Module 2 - Data Infrastructure
Data infrastructure is the unsexy part of ML engineering that determines whether your models ever make it to production. A brilliant model trained on poorly engineered data is worse than a simple model trained on clean, well-understood data. This module covers the systems that store, process, and serve data at the scale that ML requires.
What This Module Covers
Lesson Map
| # | Lesson | Key Concepts |
|---|---|---|
| 01 | Data Lake and Data Warehouse | Evolution from RDBMS to lakehouse; Parquet/ORC; cost at scale |
| 02 | Batch Processing with Spark | Driver/executor model; partitioning; broadcast joins; Delta Lake integration |
| 03 | Stream Processing with Kafka | Topics, consumer groups; Flink on Kafka; exactly-once semantics |
| 04 | Feature Store Architecture | Dual-store design; point-in-time retrieval; Feast, Tecton, Hopsworks |
| 05 | Data Quality and Validation | Great Expectations; data contracts; PSI; pipeline monitoring |
| 06 | Data Versioning with Delta Lake | ACID on object storage; time travel; schema evolution; MERGE |
| 07 | Lakehouse Architecture | Medallion pattern; Iceberg vs Delta vs Hudi; DuckDB, Trino |
Key Themes
Data infrastructure is ML infrastructure. Every ML failure that isn't a model architecture problem is a data infrastructure problem. This module is about preventing those failures by understanding the systems deeply.
The right tool for the right job. Data lakes, warehouses, and lakehouses each occupy a different point in the cost/capability trade-off space. Batch and stream processing have different use cases. Feature stores solve specific problems that general databases don't. Understanding which tool to reach for - and when - is the core skill.

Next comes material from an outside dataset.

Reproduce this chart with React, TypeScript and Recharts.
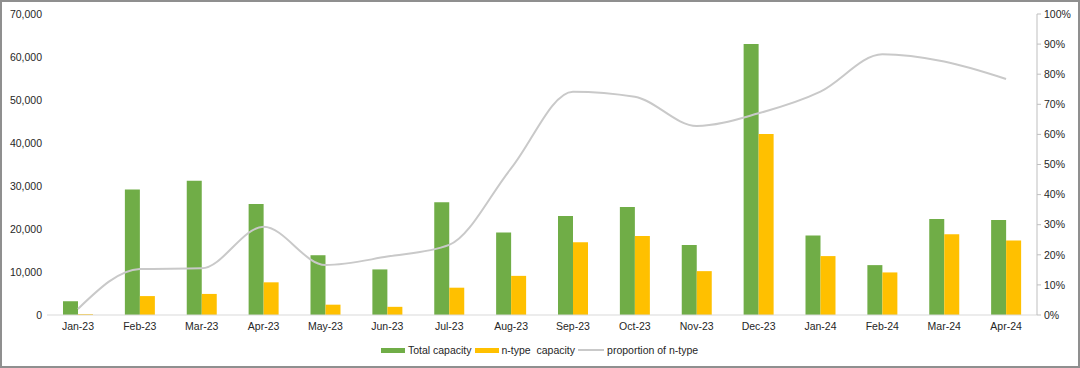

Correctness before performance. A fast pipeline that produces wrong features is worse than a slow pipeline that produces correct ones. Data quality, point-in-time correctness, and data versioning are not optional - they are what make the difference between a model that works in production and one that looks good offline.
Prerequisites
- Module 1 (Systems Foundations) - especially lessons 01, 03, and 06
- Basic Python and SQL
- Familiarity with the concept of distributed computing (parallel processing)